Located 28 million light-years from Earth, astronomers may have discovered the first planet outside the Milky Way. NASA’s Chandra X-Ray Observatory and the European Space Agency’s XMM-Newton telescope contributed to the find. According to a statement NASA produced, the spiral galaxy Messier 51 (M51) may house the exoplanet candidate.

Exoplanets are planets outside our solar system. While astronomers have located many of them and possible candidates previously, all have been within the Milky Way until now. Being in this galaxy, most have been less than 3,000 light-years from Earth. However, the M51 planet would be a staggering 28 million light-years away. That distance means this planet would be thousands of times farther than previously discovered planets.

Rosanne Di Stefano from the Center for Astrophysics Harvard & Smithsonian (CfA) in Cambridge led a study for finding planet candidates and explained it in the NASA statement. “We are trying to open up a whole new arena for finding other worlds by searching for planet candidates at X-ray wavelengths, a strategy that makes it possible to discover them in other galaxies.”
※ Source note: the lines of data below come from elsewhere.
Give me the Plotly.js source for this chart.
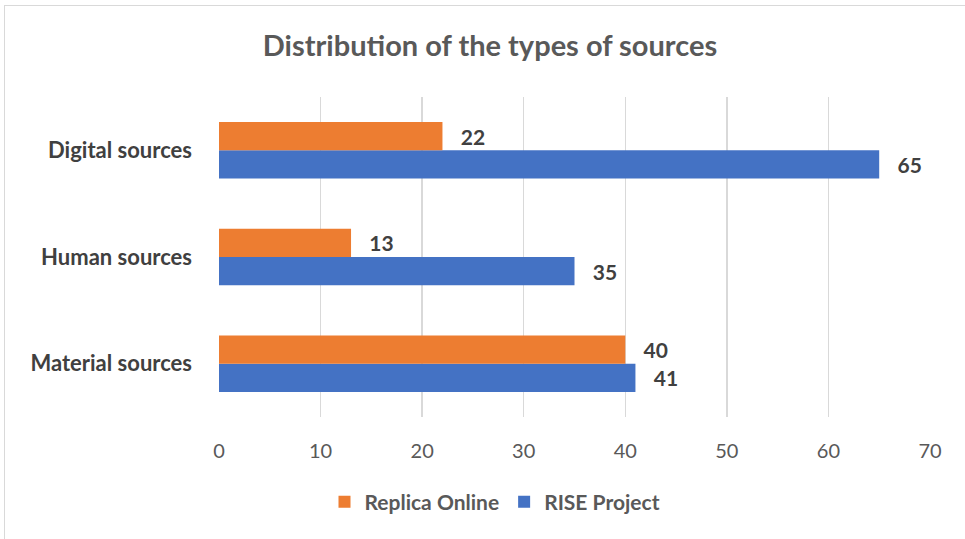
<!DOCTYPE html>
<html>
<head>
<meta charset="utf-8">
<script src="https://cdn.plot.ly/plotly-3.0.1.min.js"></script>
<style>
  html, body { margin:0; padding:0; background:#fff; }
  #chart { width:965px; height:539px; position:absolute; left:0; top:0; }
  #frame { position:absolute; left:4px; top:5px; width:1000px; height:1000px; border:1px solid #d9d9d9; pointer-events:none; }
</style>
</head>
<body>
<div id="chart"></div>
<div id="frame"></div>
<script>
const categories = ["Material sources", "Human sources", "Digital sources"];
const replicaOnline = [40, 13, 22];
const riseProject = [41, 35, 65];
const xTicks = [0, 10, 20, 30, 40, 50, 60, 70];

const labelFont = {family: "Lato, 'Open Sans', sans-serif", size: 21, color: "#404040", weight: "bold"};

const traces = [
  {
    type: "bar", orientation: "h", name: "RISE Project",
    y: categories, x: riseProject,
    marker: {color: "#4472C4"},
    text: riseProject.map(v => "\u00a0\u00a0\u00a0" + v),
    textposition: "outside", cliponaxis: false,
    textfont: labelFont, hoverinfo: "x+name"
  },
  {
    type: "bar", orientation: "h", name: "Replica Online",
    y: categories, x: replicaOnline,
    marker: {color: "#ED7D31"},
    text: replicaOnline.map(v => "\u00a0\u00a0\u00a0" + v),
    textposition: "outside", cliponaxis: false,
    textfont: labelFont, hoverinfo: "x+name"
  }
];

const layout = {
  width: 965, height: 539,
  margin: {l: 219, r: 35, t: 97, b: 122, autoexpand: false},
  paper_bgcolor: "rgba(0,0,0,0)", plot_bgcolor: "#fff",
  barmode: "group", bargap: 0.47, bargroupgap: 0,
  font: {family: "Lato, 'Open Sans', sans-serif", color: "#595959"},
  title: {
    text: "<b>Distribution of the types of sources</b>",
    x: 490/965, xref: "container", xanchor: "center",
    y: 1 - 46/539, yref: "container", yanchor: "middle",
    font: {size: 29, color: "#595959", family: "Lato, 'Open Sans', sans-serif"}
  },
  xaxis: {
    range: [0, 70], tickvals: xTicks, ticktext: xTicks.map(String),
    showgrid: true, gridcolor: "#d9d9d9", gridwidth: 1.5,
    zeroline: false, showline: false, ticks: "",
    tickfont: {size: 20, color: "#595959"}, ticklabelstandoff: 20,
    fixedrange: true
  },
  yaxis: {
    showgrid: false, zeroline: false, showline: false, ticks: "",
    tickfont: {size: 22, color: "#404040", weight: "bold"},
    ticklabelstandoff: 26, fixedrange: true
  },
  legend: {
    orientation: "h", x: 495/965, xref: "container", xanchor: "center",
    y: 37/539, yref: "container", yanchor: "middle",
    traceorder: "reversed",
    font: {size: 21, color: "#595959", weight: "bold"},
    itemwidth: 30
  },
  showlegend: true
};

Plotly.newPlot("chart", traces, layout, {displayModeBar: false, staticPlot: true});
</script>
</body>
</html>
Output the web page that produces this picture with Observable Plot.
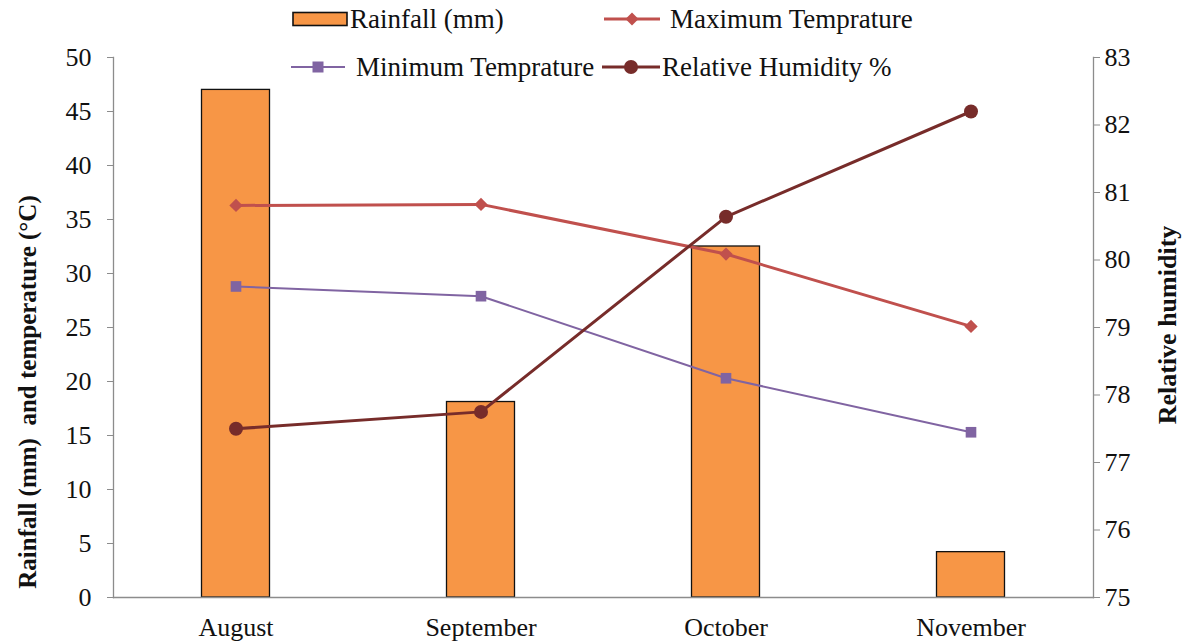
<!DOCTYPE html>
<html>
<head>
<meta charset="utf-8">
<script src="https://cdn.jsdelivr.net/npm/d3@7"></script>
<script src="https://cdn.jsdelivr.net/npm/@observablehq/plot@0.6"></script>
<style>
  html, body { margin: 0; padding: 0; background: #fff; }
  #wrap { position: relative; width: 1196px; height: 642px; font-family: "Liberation Serif", "Times New Roman", serif; color: #111; overflow: hidden; }
  #chart { position: absolute; left: 0; top: 0; }
  .ttl { position: absolute; font-weight: bold; white-space: pre; transform: translate(-50%, -50%) rotate(-90deg); line-height: 1; }
  .leg { position: absolute; display: flex; align-items: center; font-size: 27px; white-space: nowrap; height: 32px; line-height: 1; }
  .leg svg { display: block; }
</style>
</head>
<body>
<div id="wrap">
  <div id="chart"></div>
  <div class="ttl" style="left:27px; top:392px; font-size:25px;">Rainfall (mm)  and temperature (°C)</div>
  <div class="ttl" style="left:1168px; top:325px; font-size:26px;">Relative humidity</div>
  <div id="legend"></div>
</div>
<script>
const months = ["August", "September", "October", "November"];
const rainfall = [47.0, 18.1, 32.5, 4.2];
const maxTemp = [36.3, 36.4, 31.8, 25.1];
const minTemp = [28.8, 27.9, 20.3, 15.3];
const humidity = [77.5, 77.75, 80.64, 82.2];
const leftTicks = [0, 5, 10, 15, 20, 25, 30, 35, 40, 45, 50];
const rightTicks = [75, 76, 77, 78, 79, 80, 81, 82, 83];

const colors = { rain: "#F79646", max: "#C0504D", min: "#8064A2", hum: "#772C2A" };

// humidity axis (75..83) mapped onto the left scale (0..50)
const hToY = h => (h - 75) * 50 / 8;
const yToH = y => 75 + y * 8 / 50;

const data = months.map((m, i) => ({
  month: m, rain: rainfall[i], max: maxTemp[i], min: minTemp[i], hum: humidity[i], humY: hToY(humidity[i])
}));

const font = "Liberation Serif, Times New Roman, serif";

const chart = Plot.plot({
  width: 1196,
  height: 642,
  marginTop: 57,
  marginBottom: 45,
  marginLeft: 113,
  marginRight: 103,
  style: { fontFamily: font, fontSize: "26px", color: "#111", background: "#fff" },
  x: { domain: months, padding: 0 },
  y: { domain: [0, 50] },
  marks: [
    Plot.barY(data, { x: "month", y: "rain", fill: colors.rain, stroke: "#111", strokeWidth: 1.3, insetLeft: 88.5, insetRight: 88.5 }),
    Plot.frame({ anchor: "left", stroke: "#8c8c8c", strokeWidth: 1.3 }),
    Plot.frame({ anchor: "right", stroke: "#8c8c8c", strokeWidth: 1.3 }),
    Plot.frame({ anchor: "bottom", stroke: "#8c8c8c", strokeWidth: 1.3 }),
    Plot.axisY(leftTicks, { anchor: "left", tickSize: 6, tickPadding: 16, stroke: "#8c8c8c", label: null, fill: "#111" }),
    Plot.axisY(rightTicks.map(hToY), { anchor: "right", tickSize: 6, tickPadding: 5, stroke: "#8c8c8c", label: null, fill: "#111", tickFormat: d => Math.round(yToH(d)) }),
    Plot.axisX({ anchor: "bottom", tickSize: 0, tickPadding: 20, label: null, fill: "#111" }),
    Plot.line(data, { x: "month", y: "max", stroke: colors.max, strokeWidth: 3 }),
    Plot.dot(data, { x: "month", y: "max", symbol: "diamond2", r: 6, fill: colors.max }),
    Plot.line(data, { x: "month", y: "min", stroke: colors.min, strokeWidth: 2 }),
    Plot.dot(data, { x: "month", y: "min", symbol: "square", r: 6, fill: colors.min }),
    Plot.line(data, { x: "month", y: "humY", stroke: colors.hum, strokeWidth: 3 }),
    Plot.dot(data, { x: "month", y: "humY", symbol: "circle", r: 7, fill: colors.hum })
  ]
});
document.getElementById("chart").appendChild(chart);

// Legend (HTML overlay)
const legendItems = [
  { label: "Rainfall (mm)", type: "bar", color: colors.rain, left: 292, cy: 19, sw: 57, gap: 1 },
  { label: "Maximum Temprature", type: "diamond", color: colors.max, left: 604, cy: 19, sw: 56, gap: 10 },
  { label: "Minimum Temprature", type: "square", color: colors.min, left: 291, cy: 67, sw: 54, gap: 11 },
  { label: "Relative Humidity %", type: "circle", color: colors.hum, left: 602, cy: 67, sw: 58, gap: 2 }
];
const legend = document.getElementById("legend");
for (const it of legendItems) {
  const div = document.createElement("div");
  div.className = "leg";
  div.style.left = it.left + "px";
  div.style.top = (it.cy - 16) + "px";
  const w = it.sw, h = 20, cx = w / 2, cy = h / 2;
  let g = "";
  if (it.type === "bar") {
    g = `<rect x="1" y="${cy - 6.5}" width="${w - 3}" height="13" fill="${it.color}" stroke="#111" stroke-width="1.6"/>`;
  } else {
    g = `<line x1="0" x2="${w}" y1="${cy}" y2="${cy}" stroke="${it.color}" stroke-width="${it.type === "square" ? 2 : 3}"/>`;
    if (it.type === "diamond") g += `<path d="M${cx},${cy - 6.5}L${cx + 6.5},${cy}L${cx},${cy + 6.5}L${cx - 6.5},${cy}Z" fill="${it.color}"/>`;
    if (it.type === "square") g += `<rect x="${cx - 5.5}" y="${cy - 5.5}" width="11" height="11" fill="${it.color}"/>`;
    if (it.type === "circle") g += `<circle cx="${cx}" cy="${cy}" r="7" fill="${it.color}"/>`;
  }
  div.innerHTML = `<svg width="${w}" height="${h}">${g}</svg><span style="margin-left:${it.gap}px">${it.label}</span>`;
  legend.appendChild(div);
}
</script>
</body>
</html>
Unfortunately, it’s a bit early to be celebrating. Scientists state more data is needed and its current orbit will make planet confirmation difficult. This planet’s orbit is so large it wouldn’t cross in front of its binary partner for almost 70 years. Additionally, though unlikely, it could be a false positive, with a cloud of gas and dust passing in front of the X-ray source.

Regardless, the prospect of finding new planets via this method is exciting.

NASA Plans to Send Next Rocket to the Moon in 2022

In other space-related news, NASA’s Artemis I mission aims to bring back regular moon missions. Unfortunately, the mission had to be delayed and now the organization is shooting for a 2022 launch.

The Space Launch System (SLS) will now take off in February 2022, provided nothing goes awry. The Artemis I mission serves as the beginning of many space missions involving the moon. A press release last week detailed NASA’s plans and hopes for the next series of missions.

Mike Bolger, Exploration Ground Systems program manager expressed excitement and confidence everything will go according to plan. “Our team has demonstrated tremendous dedication preparing for the launch of Artemis I. While there is still work to be done to get to launch, with continued integrated tests and Wet Dress Rehearsal, seeing the fully stacked SLS is certainly a reward for all of us.”

Stating Artemis I serves as a foundation for future missions, NASA hopes it’ll help us go to the moon and beyond.